The first point she makes is that singling out a group on campus for having an outsized risk of committing sexual assault is prejudiced, and you couldn’t say this about [insert minority group here].
First of all, in no way, shape or form are athletes an oppressed group, either on this campus or anywhere in the U.S. There is no comparing the constant struggle that many minority groups go through for basic civil and human rights to the “struggles” of athletes at the College. To say so is to diminish the constant fight of these minority groups. Additionally, there is a selection argument that Coffey fails to acknowledge; while no one chooses their sexual orientation or skin color, athletes choose to be an athlete every day they go to practice. The comparison between the two groups is simply not applicable.
The second point she makes is that Professor Dumm’s assertions cannot be true, because athletes are going to graduate school/campus leaders/musicians/doing community service/ good at athletics/good at academics/etc..
Mrs. Coffey says that “either Mr. Dumm doesn’t know anything about our students who play sports at Amherst, or if he does, he chooses to ignore any facts that might impede his vituperative attack.” Here is a list of facts (facts!) that Title IX Coordinator Suzanne Coffey believes make you less likely to be someone who commits sexual assault. If you are going to law school, medical school, graduate school or Teach for America, you are less likely to commit sexual assault. If you are a campus or community leader, an accomplished athlete, a musician, an actor, a writer or you do community service, Suzanne Coffey has good news — you are less likely to commit sexual assault.

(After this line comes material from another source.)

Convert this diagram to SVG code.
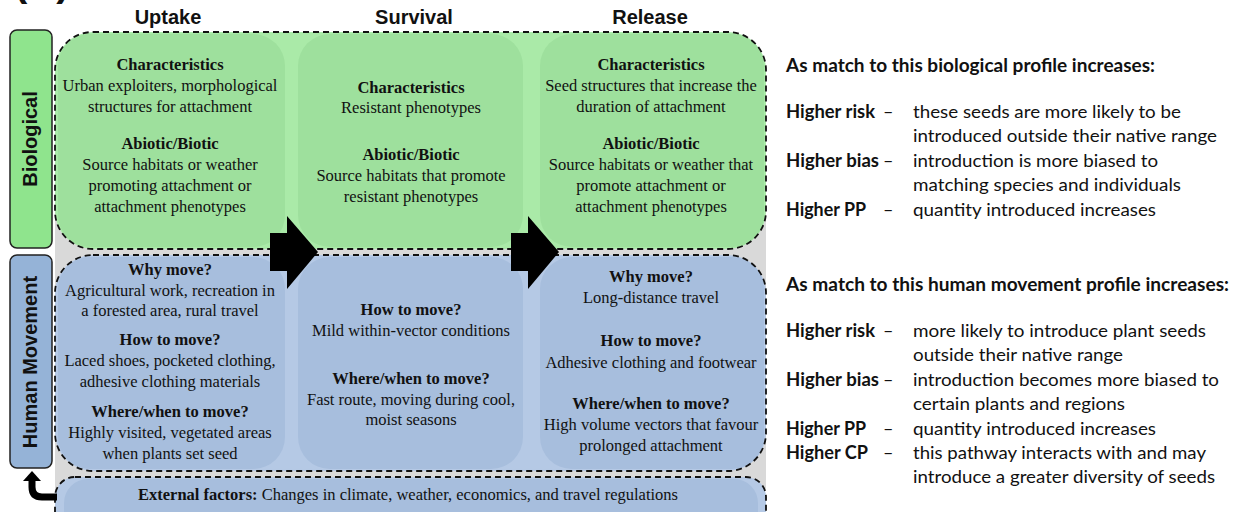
<svg xmlns="http://www.w3.org/2000/svg" width="1240" height="512" viewBox="0 0 1240 512">
  <defs>
    <style>
      .hdr { font-family: "Liberation Sans", Arial, sans-serif; font-weight: bold; font-size: 20px; fill: #111; text-anchor: middle; }
      .side { font-family: "Liberation Sans", Arial, sans-serif; font-weight: bold; font-size: 20px; fill: #111; text-anchor: middle; }
      .t { font-family: "Liberation Serif", "Times New Roman", serif; font-size: 16.5px; fill: #111; text-anchor: middle; }
      .t .b, .b { font-weight: bold; }
      .lg { font-family: Lato, "Liberation Sans", sans-serif; font-size: 18px; fill: #111; }
      .lgb { font-family: Lato, "Liberation Sans", sans-serif; font-size: 18px; font-weight: bold; fill: #111; }
      .dash { fill: none; stroke: #111; stroke-width: 1.8; stroke-dasharray: 6 4; }
      .gcol { fill: #9ee09d; }
      .bcol { fill: #a7bedd; }
    </style>
  </defs>

  <rect width="1240" height="512" fill="#ffffff"/>

  <!-- panel letter, clipped at the top edge -->
  <text x="14" y="-4" font-family="Liberation Sans, Arial, sans-serif" font-weight="bold" font-size="40" fill="#111">(B)</text>

  <!-- stage headers -->
  <g id="headers">
    <text class="hdr" x="168" y="24">Uptake</text>
    <text class="hdr" x="414" y="24">Survival</text>
    <text class="hdr" x="650" y="24">Release</text>
  </g>

  <!-- grey backdrop visible between the two profile panels -->
  <rect x="55" y="200" width="711" height="290" fill="#d9d9d9"/>

  <!-- biological profile panel -->
  <g id="panel-biological">
    <rect x="55" y="32" width="711" height="217" rx="38" fill="#aaeaa8"/>
    <rect class="gcol" x="58" y="34" width="227" height="213" rx="32"/>
    <rect class="gcol" x="298" y="34" width="225" height="213" rx="32"/>
    <rect class="gcol" x="540" y="34" width="224" height="213" rx="32"/>
    <rect class="dash" x="55" y="32" width="711" height="217" rx="38"/>
  </g>

  <!-- human movement profile panel -->
  <g id="panel-human">
    <rect x="55" y="255" width="711" height="216" rx="38" fill="#b5c9e5"/>
    <rect class="bcol" x="58" y="257" width="227" height="212" rx="32"/>
    <rect class="bcol" x="298" y="257" width="225" height="212" rx="32"/>
    <rect class="bcol" x="540" y="257" width="224" height="212" rx="32"/>
    <rect class="dash" x="55" y="255" width="711" height="216" rx="38"/>
  </g>

  <!-- external factors bar -->
  <g id="external-factors">
    <rect x="55" y="477" width="711" height="60" rx="20" fill="#b5c9e5"/>
    <rect class="bcol" x="64" y="479" width="694" height="56" rx="24"/>
    <rect class="dash" x="55" y="477" width="711" height="60" rx="20"/>
    <text class="t" x="408" y="500"><tspan class="b">External factors:</tspan> Changes in climate, weather, economics, and travel regulations</text>
  </g>

  <!-- row labels -->
  <g id="label-biological">
    <rect x="10" y="30" width="42" height="218" rx="7" fill="#8fe48d" stroke="#222" stroke-width="1.5"/>
    <text class="side" transform="translate(37,139) rotate(-90)">Biological</text>
  </g>
  <g id="label-human">
    <rect x="10" y="255" width="42" height="213" rx="7" fill="#95b3d7" stroke="#222" stroke-width="1.5"/>
    <text class="side" transform="translate(37,362) rotate(-90)">Human Movement</text>
  </g>

  <!-- biological cells -->
  <g id="bio-uptake">
    <text class="t b" x="170" y="70">Characteristics</text>
    <text class="t" x="170" y="91">Urban exploiters, morphological</text>
    <text class="t" x="170" y="112">structures for attachment</text>
    <text class="t b" x="170" y="149">Abiotic/Biotic</text>
    <text class="t" x="170" y="170">Source habitats or weather</text>
    <text class="t" x="170" y="191">promoting attachment or</text>
    <text class="t" x="170" y="212">attachment phenotypes</text>
  </g>
  <g id="bio-survival">
    <text class="t b" x="411" y="93">Characteristics</text>
    <text class="t" x="411" y="113">Resistant phenotypes</text>
    <text class="t b" x="411" y="160">Abiotic/Biotic</text>
    <text class="t" x="411" y="181">Source habitats that promote</text>
    <text class="t" x="411" y="202">resistant phenotypes</text>
  </g>
  <g id="bio-release">
    <text class="t b" x="651" y="70">Characteristics</text>
    <text class="t" x="651" y="91">Seed structures that increase the</text>
    <text class="t" x="651" y="112">duration of attachment</text>
    <text class="t b" x="651" y="149">Abiotic/Biotic</text>
    <text class="t" x="651" y="170">Source habitats or weather that</text>
    <text class="t" x="651" y="191">promote attachment or</text>
    <text class="t" x="651" y="212">attachment phenotypes</text>
  </g>

  <!-- human movement cells -->
  <g id="human-uptake">
    <text class="t b" x="170" y="275">Why move?</text>
    <text class="t" x="170" y="296">Agricultural work, recreation in</text>
    <text class="t" x="170" y="316">a forested area, rural travel</text>
    <text class="t b" x="170" y="345">How to move?</text>
    <text class="t" x="170" y="366">Laced shoes, pocketed clothing,</text>
    <text class="t" x="170" y="387">adhesive clothing materials</text>
    <text class="t b" x="170" y="417">Where/when to move?</text>
    <text class="t" x="170" y="438">Highly visited, vegetated areas</text>
    <text class="t" x="170" y="459">when plants set seed</text>
  </g>
  <g id="human-survival">
    <text class="t b" x="411" y="315">How to move?</text>
    <text class="t" x="411" y="336">Mild within-vector conditions</text>
    <text class="t b" x="411" y="384">Where/when to move?</text>
    <text class="t" x="411" y="405">Fast route, moving during cool,</text>
    <text class="t" x="411" y="425">moist seasons</text>
  </g>
  <g id="human-release">
    <text class="t b" x="651" y="282">Why move?</text>
    <text class="t" x="651" y="303">Long-distance travel</text>
    <text class="t b" x="651" y="346">How to move?</text>
    <text class="t" x="651" y="368">Adhesive clothing and footwear</text>
    <text class="t b" x="651" y="409">Where/when to move?</text>
    <text class="t" x="651" y="430">High volume vectors that favour</text>
    <text class="t" x="651" y="451">prolonged attachment</text>
  </g>

  <!-- connectors: stage arrows and feedback from external factors -->
  <g id="connectors" fill="#000">
    <polygon points="270,233 287,233 287,216 318,252 287,289 287,271 270,271"/>
    <polygon points="511,233 528,233 528,216 559,252 528,289 528,271 511,271"/>
    <path d="M 57 497 H 42 Q 32 497 32 487 V 479" fill="none" stroke="#000" stroke-width="7"/>
    <polygon points="23,481 41,481 32,471"/>
  </g>

  <!-- outcomes of the biological profile -->
  <g id="legend-biological">
    <text class="lgb" x="786" y="72" textLength="369" lengthAdjust="spacingAndGlyphs">As match to this biological profile increases:</text>
    <text class="lgb" x="786" y="118" textLength="89" lengthAdjust="spacingAndGlyphs">Higher risk</text>
    <text class="lg" x="883" y="118">–</text>
    <text class="lg" x="913" y="118" textLength="268" lengthAdjust="spacingAndGlyphs">these seeds are more likely to be</text>
    <text class="lg" x="913" y="142" textLength="304" lengthAdjust="spacingAndGlyphs">introduced outside their native range</text>
    <text class="lgb" x="786" y="167" textLength="93" lengthAdjust="spacingAndGlyphs">Higher bias</text>
    <text class="lg" x="883" y="167">–</text>
    <text class="lg" x="913" y="167" textLength="245" lengthAdjust="spacingAndGlyphs">introduction is more biased to</text>
    <text class="lg" x="913" y="191" textLength="268" lengthAdjust="spacingAndGlyphs">matching species and individuals</text>
    <text class="lgb" x="786" y="216" textLength="80" lengthAdjust="spacingAndGlyphs">Higher PP</text>
    <text class="lg" x="883" y="216">–</text>
    <text class="lg" x="913" y="216" textLength="243" lengthAdjust="spacingAndGlyphs">quantity introduced increases</text>
  </g>

  <!-- outcomes of the human movement profile -->
  <g id="legend-human">
    <text class="lgb" x="786" y="291" textLength="443" lengthAdjust="spacingAndGlyphs">As match to this human movement profile increases:</text>
    <text class="lgb" x="786" y="337" textLength="89" lengthAdjust="spacingAndGlyphs">Higher risk</text>
    <text class="lg" x="883" y="337">–</text>
    <text class="lg" x="913" y="337" textLength="293" lengthAdjust="spacingAndGlyphs">more likely to introduce plant seeds</text>
    <text class="lg" x="913" y="361" textLength="210" lengthAdjust="spacingAndGlyphs">outside their native range</text>
    <text class="lgb" x="786" y="386" textLength="93" lengthAdjust="spacingAndGlyphs">Higher bias</text>
    <text class="lg" x="883" y="386">–</text>
    <text class="lg" x="913" y="386" textLength="306" lengthAdjust="spacingAndGlyphs">introduction becomes more biased to</text>
    <text class="lg" x="913" y="410" textLength="212" lengthAdjust="spacingAndGlyphs">certain plants and regions</text>
    <text class="lgb" x="786" y="435" textLength="80" lengthAdjust="spacingAndGlyphs">Higher PP</text>
    <text class="lg" x="883" y="435">–</text>
    <text class="lg" x="913" y="435" textLength="243" lengthAdjust="spacingAndGlyphs">quantity introduced increases</text>
    <text class="lgb" x="786" y="459" textLength="82" lengthAdjust="spacingAndGlyphs">Higher CP</text>
    <text class="lg" x="883" y="459">–</text>
    <text class="lg" x="913" y="459" textLength="293" lengthAdjust="spacingAndGlyphs">this pathway interacts with and may</text>
    <text class="lg" x="913" y="483" textLength="302" lengthAdjust="spacingAndGlyphs">introduce a greater diversity of seeds</text>
  </g>
</svg>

This is exactly the sort of bias we as a community have been fighting so hard against all year, and yet Coffey shows that she has learned nothing from our past semester of crisis. If it is not clear to you what effect one’s ability to get into law school/shoot free throws/play an instrument has on the likelihood one will commit an act of sexual violence, then you are not alone. I heard many different reasons last semester why people commit sexual assaults (a lack of respect for human decency, a desire for power over other people, etc.), and while I do not claim to know the answer, certainly none of the things Coffey mentioned were even discussed as possibilities.

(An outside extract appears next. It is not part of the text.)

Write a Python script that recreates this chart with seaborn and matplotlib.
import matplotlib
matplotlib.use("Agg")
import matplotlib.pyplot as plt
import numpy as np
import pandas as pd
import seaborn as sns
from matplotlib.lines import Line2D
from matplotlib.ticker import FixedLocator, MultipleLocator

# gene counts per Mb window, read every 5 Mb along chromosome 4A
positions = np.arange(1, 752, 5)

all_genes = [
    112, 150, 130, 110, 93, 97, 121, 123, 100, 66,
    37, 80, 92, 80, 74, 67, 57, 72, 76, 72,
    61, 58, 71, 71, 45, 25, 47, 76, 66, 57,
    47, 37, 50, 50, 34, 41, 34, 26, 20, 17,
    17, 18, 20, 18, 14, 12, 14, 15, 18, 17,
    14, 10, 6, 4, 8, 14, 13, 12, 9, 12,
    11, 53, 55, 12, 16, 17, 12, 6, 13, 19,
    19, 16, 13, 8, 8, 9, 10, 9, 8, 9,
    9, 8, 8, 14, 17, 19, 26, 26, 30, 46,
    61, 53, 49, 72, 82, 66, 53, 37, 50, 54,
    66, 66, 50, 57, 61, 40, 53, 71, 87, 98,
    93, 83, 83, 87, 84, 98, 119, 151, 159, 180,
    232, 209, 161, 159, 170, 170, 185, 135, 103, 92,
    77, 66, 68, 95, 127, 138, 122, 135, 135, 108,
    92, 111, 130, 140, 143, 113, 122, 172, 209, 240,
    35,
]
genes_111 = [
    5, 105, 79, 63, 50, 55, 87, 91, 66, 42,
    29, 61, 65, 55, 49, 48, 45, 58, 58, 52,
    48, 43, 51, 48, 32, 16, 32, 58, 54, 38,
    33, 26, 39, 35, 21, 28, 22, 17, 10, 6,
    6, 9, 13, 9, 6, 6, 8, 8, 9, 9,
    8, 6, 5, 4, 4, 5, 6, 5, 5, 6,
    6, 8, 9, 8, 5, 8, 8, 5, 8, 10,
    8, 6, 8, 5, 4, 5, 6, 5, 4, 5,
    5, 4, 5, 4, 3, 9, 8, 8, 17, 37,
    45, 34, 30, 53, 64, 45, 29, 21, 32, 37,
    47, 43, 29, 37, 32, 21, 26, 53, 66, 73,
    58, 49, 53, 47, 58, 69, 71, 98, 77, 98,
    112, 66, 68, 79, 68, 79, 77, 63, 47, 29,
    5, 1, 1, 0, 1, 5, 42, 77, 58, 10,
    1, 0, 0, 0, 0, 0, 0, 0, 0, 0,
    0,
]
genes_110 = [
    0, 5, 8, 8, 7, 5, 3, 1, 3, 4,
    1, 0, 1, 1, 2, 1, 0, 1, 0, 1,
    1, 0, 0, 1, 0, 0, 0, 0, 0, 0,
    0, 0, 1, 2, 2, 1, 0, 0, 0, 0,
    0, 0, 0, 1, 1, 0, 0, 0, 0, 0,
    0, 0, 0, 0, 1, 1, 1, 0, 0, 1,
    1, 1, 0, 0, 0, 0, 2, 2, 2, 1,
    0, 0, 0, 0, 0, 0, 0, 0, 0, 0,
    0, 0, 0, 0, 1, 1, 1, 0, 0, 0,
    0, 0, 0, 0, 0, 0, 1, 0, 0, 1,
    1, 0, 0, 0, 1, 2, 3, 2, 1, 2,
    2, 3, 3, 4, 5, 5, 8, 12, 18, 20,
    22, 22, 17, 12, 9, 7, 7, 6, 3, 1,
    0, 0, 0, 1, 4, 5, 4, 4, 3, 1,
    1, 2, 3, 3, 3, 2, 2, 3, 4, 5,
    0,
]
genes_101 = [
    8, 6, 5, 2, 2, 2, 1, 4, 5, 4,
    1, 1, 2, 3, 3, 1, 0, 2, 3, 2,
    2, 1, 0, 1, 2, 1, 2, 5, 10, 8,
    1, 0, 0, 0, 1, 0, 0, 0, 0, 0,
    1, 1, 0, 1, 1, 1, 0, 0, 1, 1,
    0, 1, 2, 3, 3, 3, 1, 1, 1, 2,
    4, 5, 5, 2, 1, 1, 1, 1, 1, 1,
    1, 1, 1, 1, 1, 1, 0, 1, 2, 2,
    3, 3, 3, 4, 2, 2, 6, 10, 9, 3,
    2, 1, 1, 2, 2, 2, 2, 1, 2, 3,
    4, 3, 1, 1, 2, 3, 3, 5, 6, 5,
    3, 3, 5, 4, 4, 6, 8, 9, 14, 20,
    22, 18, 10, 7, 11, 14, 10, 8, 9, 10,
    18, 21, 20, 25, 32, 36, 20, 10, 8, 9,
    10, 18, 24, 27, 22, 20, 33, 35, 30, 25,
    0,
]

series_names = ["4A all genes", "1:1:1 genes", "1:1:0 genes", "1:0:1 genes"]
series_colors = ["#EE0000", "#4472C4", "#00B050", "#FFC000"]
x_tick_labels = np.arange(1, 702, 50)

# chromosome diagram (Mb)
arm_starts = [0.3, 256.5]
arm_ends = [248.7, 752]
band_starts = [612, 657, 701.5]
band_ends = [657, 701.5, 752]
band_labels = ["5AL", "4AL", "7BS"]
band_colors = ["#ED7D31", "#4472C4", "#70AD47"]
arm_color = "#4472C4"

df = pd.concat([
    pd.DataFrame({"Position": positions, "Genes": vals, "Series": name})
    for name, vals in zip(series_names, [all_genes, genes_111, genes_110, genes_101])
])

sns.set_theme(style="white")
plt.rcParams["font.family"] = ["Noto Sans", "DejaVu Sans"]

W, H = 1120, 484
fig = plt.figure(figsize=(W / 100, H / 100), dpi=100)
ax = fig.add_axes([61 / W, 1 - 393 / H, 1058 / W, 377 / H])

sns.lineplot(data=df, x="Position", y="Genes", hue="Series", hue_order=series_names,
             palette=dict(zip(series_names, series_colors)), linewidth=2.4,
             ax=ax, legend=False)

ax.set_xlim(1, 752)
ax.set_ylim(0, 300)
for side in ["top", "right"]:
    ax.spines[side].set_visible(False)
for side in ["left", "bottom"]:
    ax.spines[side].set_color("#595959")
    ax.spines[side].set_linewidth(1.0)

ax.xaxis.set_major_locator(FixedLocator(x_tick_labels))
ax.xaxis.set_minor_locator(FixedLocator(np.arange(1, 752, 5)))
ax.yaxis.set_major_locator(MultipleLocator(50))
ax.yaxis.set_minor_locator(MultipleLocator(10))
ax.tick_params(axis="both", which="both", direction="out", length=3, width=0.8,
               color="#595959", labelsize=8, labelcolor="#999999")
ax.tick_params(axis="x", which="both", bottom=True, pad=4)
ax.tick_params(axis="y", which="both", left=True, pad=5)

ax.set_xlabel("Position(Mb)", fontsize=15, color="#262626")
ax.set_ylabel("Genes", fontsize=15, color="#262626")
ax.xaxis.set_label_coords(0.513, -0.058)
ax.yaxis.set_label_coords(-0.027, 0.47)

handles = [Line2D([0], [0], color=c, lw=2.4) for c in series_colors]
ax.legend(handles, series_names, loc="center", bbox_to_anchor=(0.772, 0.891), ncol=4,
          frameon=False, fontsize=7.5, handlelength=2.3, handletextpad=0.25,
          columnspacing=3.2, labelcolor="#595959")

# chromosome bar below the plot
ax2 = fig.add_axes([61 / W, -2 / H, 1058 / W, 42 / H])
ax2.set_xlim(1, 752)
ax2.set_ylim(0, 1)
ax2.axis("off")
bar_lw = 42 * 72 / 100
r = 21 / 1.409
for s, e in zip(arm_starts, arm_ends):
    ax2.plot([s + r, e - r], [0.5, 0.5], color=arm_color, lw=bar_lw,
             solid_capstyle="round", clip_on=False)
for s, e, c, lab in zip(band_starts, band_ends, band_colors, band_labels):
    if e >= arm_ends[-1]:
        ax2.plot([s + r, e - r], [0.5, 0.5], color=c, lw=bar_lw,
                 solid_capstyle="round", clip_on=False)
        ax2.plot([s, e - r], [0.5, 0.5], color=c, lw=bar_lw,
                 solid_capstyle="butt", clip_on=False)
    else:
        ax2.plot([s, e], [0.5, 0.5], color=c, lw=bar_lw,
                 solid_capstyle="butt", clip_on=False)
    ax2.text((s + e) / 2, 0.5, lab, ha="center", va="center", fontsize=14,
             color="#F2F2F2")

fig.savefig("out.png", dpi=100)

Apparently, however, Title IX Coordinator Susanne Coffey believes that people who are intelligent or going to work for Teach for America make are less likely to commit acts of sexual assault, which I find to be remarkably revealing and somewhat terrifying. Most of the evidence in her article is a continuous list of socially worthy activities that athletes participate in, which is supposed to provide support to the idea that athletes do not contribute to sexual assault on campus. It’s a dangerous, wrong-headed argument, as it serves to reduce sexual assault to only something that “bad” people do. I am deeply concerned that our Athletic Director and Title IX Coordinator believes something that is so patently and undeniably untrue, especially about an issue as important as sexual assault. Her ideas are not dangerous merely because they are untrue, but because of the danger inherent in reducing sexual assault to something that is not endemic of certain cultural attributes or inherent lack of respect for other people, but rather the domain of the social deviants. This line of argumentation only serves to hide sexual assault in the shadows.
Given all that we as a campus have been through over the past semester, it is untenable that our leader on compliance with Title IX holds such views. It is unfortunate that we had a member of the Special Oversight Committee on Sexual Misconduct who held such obviously biased and absolutely incorrect view on the causes of sexual assault. If the College wishes to retain credibility on the issue of sexual assault, Suzanne Coffey can no longer be our Title IX coordinator.